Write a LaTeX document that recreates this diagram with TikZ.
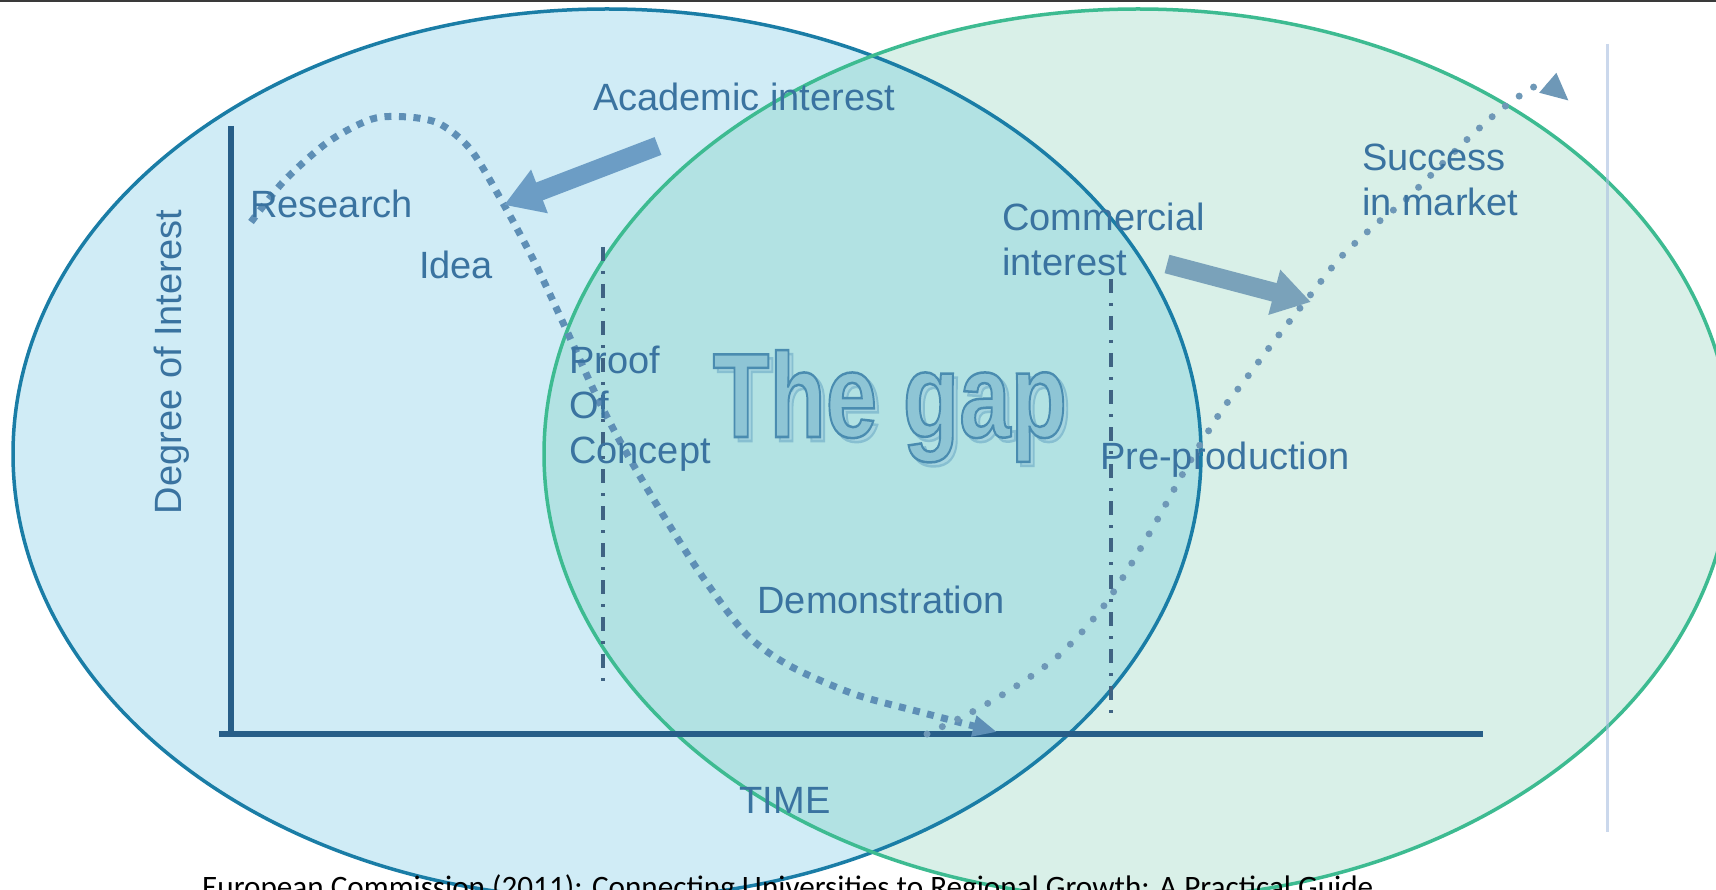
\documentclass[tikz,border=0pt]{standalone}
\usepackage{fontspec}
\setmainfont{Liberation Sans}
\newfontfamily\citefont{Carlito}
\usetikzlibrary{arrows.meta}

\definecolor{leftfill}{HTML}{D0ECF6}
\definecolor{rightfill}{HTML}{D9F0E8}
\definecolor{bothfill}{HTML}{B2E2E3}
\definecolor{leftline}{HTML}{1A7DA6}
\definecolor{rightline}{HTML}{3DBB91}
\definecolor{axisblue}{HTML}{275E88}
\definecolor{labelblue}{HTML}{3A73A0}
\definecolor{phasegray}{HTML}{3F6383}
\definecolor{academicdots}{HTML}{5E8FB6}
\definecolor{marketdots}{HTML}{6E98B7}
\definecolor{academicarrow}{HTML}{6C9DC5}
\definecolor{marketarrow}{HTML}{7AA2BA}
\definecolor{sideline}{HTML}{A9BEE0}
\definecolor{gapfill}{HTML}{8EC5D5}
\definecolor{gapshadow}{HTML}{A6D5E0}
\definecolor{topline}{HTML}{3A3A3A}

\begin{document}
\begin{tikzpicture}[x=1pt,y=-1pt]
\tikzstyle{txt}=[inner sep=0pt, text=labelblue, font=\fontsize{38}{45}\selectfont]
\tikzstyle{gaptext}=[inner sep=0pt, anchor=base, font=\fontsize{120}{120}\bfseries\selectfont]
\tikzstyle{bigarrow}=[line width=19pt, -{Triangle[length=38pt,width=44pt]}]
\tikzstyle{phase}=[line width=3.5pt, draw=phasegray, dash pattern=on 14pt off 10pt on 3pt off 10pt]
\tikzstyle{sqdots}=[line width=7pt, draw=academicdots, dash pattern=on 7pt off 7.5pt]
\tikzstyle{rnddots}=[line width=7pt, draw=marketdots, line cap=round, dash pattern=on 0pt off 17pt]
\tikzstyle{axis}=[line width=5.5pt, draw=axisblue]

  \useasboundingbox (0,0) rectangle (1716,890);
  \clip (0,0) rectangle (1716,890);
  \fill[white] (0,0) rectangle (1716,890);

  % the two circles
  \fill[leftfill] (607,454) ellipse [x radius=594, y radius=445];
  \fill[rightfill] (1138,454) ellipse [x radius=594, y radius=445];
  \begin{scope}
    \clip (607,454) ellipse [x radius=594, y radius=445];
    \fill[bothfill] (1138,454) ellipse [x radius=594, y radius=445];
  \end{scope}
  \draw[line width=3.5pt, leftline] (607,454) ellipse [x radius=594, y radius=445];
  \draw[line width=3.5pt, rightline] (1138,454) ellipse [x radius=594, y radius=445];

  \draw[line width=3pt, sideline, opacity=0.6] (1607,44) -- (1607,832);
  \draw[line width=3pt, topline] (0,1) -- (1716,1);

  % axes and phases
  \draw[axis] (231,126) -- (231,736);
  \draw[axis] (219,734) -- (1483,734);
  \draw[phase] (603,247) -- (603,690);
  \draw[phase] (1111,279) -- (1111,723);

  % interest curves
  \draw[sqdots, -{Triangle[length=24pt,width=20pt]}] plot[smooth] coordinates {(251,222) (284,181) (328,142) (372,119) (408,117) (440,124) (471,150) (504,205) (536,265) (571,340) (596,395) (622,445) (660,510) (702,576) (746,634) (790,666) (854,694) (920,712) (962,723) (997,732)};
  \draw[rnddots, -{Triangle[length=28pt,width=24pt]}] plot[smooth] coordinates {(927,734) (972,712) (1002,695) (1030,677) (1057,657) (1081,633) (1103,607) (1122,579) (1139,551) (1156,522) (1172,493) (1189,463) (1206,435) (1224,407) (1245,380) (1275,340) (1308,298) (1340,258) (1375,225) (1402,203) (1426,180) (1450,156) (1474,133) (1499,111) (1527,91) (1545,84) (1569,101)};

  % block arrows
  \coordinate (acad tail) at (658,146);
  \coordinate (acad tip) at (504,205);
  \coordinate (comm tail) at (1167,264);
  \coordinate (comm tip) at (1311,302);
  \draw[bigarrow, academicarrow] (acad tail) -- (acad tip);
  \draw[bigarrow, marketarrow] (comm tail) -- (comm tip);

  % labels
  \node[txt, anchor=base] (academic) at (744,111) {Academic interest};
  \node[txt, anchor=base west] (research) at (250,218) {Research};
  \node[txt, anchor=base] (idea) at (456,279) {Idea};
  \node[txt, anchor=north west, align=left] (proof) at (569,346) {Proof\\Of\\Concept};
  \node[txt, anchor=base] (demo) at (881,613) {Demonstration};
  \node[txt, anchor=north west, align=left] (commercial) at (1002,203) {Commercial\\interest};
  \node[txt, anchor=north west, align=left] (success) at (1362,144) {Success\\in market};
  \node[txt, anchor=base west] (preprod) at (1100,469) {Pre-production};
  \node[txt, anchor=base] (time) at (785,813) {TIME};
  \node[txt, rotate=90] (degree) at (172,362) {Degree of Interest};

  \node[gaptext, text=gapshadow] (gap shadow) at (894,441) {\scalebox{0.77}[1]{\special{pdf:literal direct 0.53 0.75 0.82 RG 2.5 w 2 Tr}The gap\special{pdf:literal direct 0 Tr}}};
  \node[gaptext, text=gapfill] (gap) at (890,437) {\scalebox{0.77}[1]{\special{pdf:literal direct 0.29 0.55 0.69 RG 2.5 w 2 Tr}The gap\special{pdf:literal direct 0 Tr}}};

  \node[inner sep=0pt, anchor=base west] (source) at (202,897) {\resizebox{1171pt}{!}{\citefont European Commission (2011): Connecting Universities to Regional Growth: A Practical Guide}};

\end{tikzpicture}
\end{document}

▬▬▬▬▬▬

> Problem requirements: Without including any pictures, reproduce the listing exactly.

> Finished task:
Write a LaTeX document that recreates this diagram with TikZ.
\documentclass[tikz,border=0pt]{standalone}
\usepackage{fontspec}
\setmainfont{Liberation Sans}
\newfontfamily\citefont{Carlito}
\usetikzlibrary{arrows.meta}

\definecolor{leftfill}{HTML}{D0ECF6}
\definecolor{rightfill}{HTML}{D9F0E8}
\definecolor{bothfill}{HTML}{B2E2E3}
\definecolor{leftline}{HTML}{1A7DA6}
\definecolor{rightline}{HTML}{3DBB91}
\definecolor{axisblue}{HTML}{275E88}
\definecolor{labelblue}{HTML}{3A73A0}
\definecolor{phasegray}{HTML}{3F6383}
\definecolor{academicdots}{HTML}{5E8FB6}
\definecolor{marketdots}{HTML}{6E98B7}
\definecolor{academicarrow}{HTML}{6C9DC5}
\definecolor{marketarrow}{HTML}{7AA2BA}
\definecolor{sideline}{HTML}{A9BEE0}
\definecolor{gapfill}{HTML}{8EC5D5}
\definecolor{gapshadow}{HTML}{A6D5E0}
\definecolor{topline}{HTML}{3A3A3A}

\begin{document}
\begin{tikzpicture}[x=1pt,y=-1pt]
\tikzstyle{txt}=[inner sep=0pt, text=labelblue, font=\fontsize{38}{45}\selectfont]
\tikzstyle{gaptext}=[inner sep=0pt, anchor=base, font=\fontsize{120}{120}\bfseries\selectfont]
\tikzstyle{bigarrow}=[line width=19pt, -{Triangle[length=38pt,width=44pt]}]
\tikzstyle{phase}=[line width=3.5pt, draw=phasegray, dash pattern=on 14pt off 10pt on 3pt off 10pt]
\tikzstyle{sqdots}=[line width=7pt, draw=academicdots, dash pattern=on 7pt off 7.5pt]
\tikzstyle{rnddots}=[line width=7pt, draw=marketdots, line cap=round, dash pattern=on 0pt off 17pt]
\tikzstyle{axis}=[line width=5.5pt, draw=axisblue]

  \useasboundingbox (0,0) rectangle (1716,890);
  \clip (0,0) rectangle (1716,890);
  \fill[white] (0,0) rectangle (1716,890);

  % the two circles
  \fill[leftfill] (607,454) ellipse [x radius=594, y radius=445];
  \fill[rightfill] (1138,454) ellipse [x radius=594, y radius=445];
  \begin{scope}
    \clip (607,454) ellipse [x radius=594, y radius=445];
    \fill[bothfill] (1138,454) ellipse [x radius=594, y radius=445];
  \end{scope}
  \draw[line width=3.5pt, leftline] (607,454) ellipse [x radius=594, y radius=445];
  \draw[line width=3.5pt, rightline] (1138,454) ellipse [x radius=594, y radius=445];

  \draw[line width=3pt, sideline, opacity=0.6] (1607,44) -- (1607,832);
  \draw[line width=3pt, topline] (0,1) -- (1716,1);

  % axes and phases
  \draw[axis] (231,126) -- (231,736);
  \draw[axis] (219,734) -- (1483,734);
  \draw[phase] (603,247) -- (603,690);
  \draw[phase] (1111,279) -- (1111,723);

  % interest curves
  \draw[sqdots, -{Triangle[length=24pt,width=20pt]}] plot[smooth] coordinates {(251,222) (284,181) (328,142) (372,119) (408,117) (440,124) (471,150) (504,205) (536,265) (571,340) (596,395) (622,445) (660,510) (702,576) (746,634) (790,666) (854,694) (920,712) (962,723) (997,732)};
  \draw[rnddots, -{Triangle[length=28pt,width=24pt]}] plot[smooth] coordinates {(927,734) (972,712) (1002,695) (1030,677) (1057,657) (1081,633) (1103,607) (1122,579) (1139,551) (1156,522) (1172,493) (1189,463) (1206,435) (1224,407) (1245,380) (1275,340) (1308,298) (1340,258) (1375,225) (1402,203) (1426,180) (1450,156) (1474,133) (1499,111) (1527,91) (1545,84) (1569,101)};

  % block arrows
  \coordinate (acad tail) at (658,146);
  \coordinate (acad tip) at (504,205);
  \coordinate (comm tail) at (1167,264);
  \coordinate (comm tip) at (1311,302);
  \draw[bigarrow, academicarrow] (acad tail) -- (acad tip);
  \draw[bigarrow, marketarrow] (comm tail) -- (comm tip);

  % labels
  \node[txt, anchor=base] (academic) at (744,111) {Academic interest};
  \node[txt, anchor=base west] (research) at (250,218) {Research};
  \node[txt, anchor=base] (idea) at (456,279) {Idea};
  \node[txt, anchor=north west, align=left] (proof) at (569,346) {Proof\\Of\\Concept};
  \node[txt, anchor=base] (demo) at (881,613) {Demonstration};
  \node[txt, anchor=north west, align=left] (commercial) at (1002,203) {Commercial\\interest};
  \node[txt, anchor=north west, align=left] (success) at (1362,144) {Success\\in market};
  \node[txt, anchor=base west] (preprod) at (1100,469) {Pre-production};
  \node[txt, anchor=base] (time) at (785,813) {TIME};
  \node[txt, rotate=90] (degree) at (172,362) {Degree of Interest};

  \node[gaptext, text=gapshadow] (gap shadow) at (894,441) {\scalebox{0.77}[1]{\special{pdf:literal direct 0.53 0.75 0.82 RG 2.5 w 2 Tr}The gap\special{pdf:literal direct 0 Tr}}};
  \node[gaptext, text=gapfill] (gap) at (890,437) {\scalebox{0.77}[1]{\special{pdf:literal direct 0.29 0.55 0.69 RG 2.5 w 2 Tr}The gap\special{pdf:literal direct 0 Tr}}};

  \node[inner sep=0pt, anchor=base west] (source) at (202,897) {\resizebox{1171pt}{!}{\citefont European Commission (2011): Connecting Universities to Regional Growth: A Practical Guide}};

\end{tikzpicture}
\end{document}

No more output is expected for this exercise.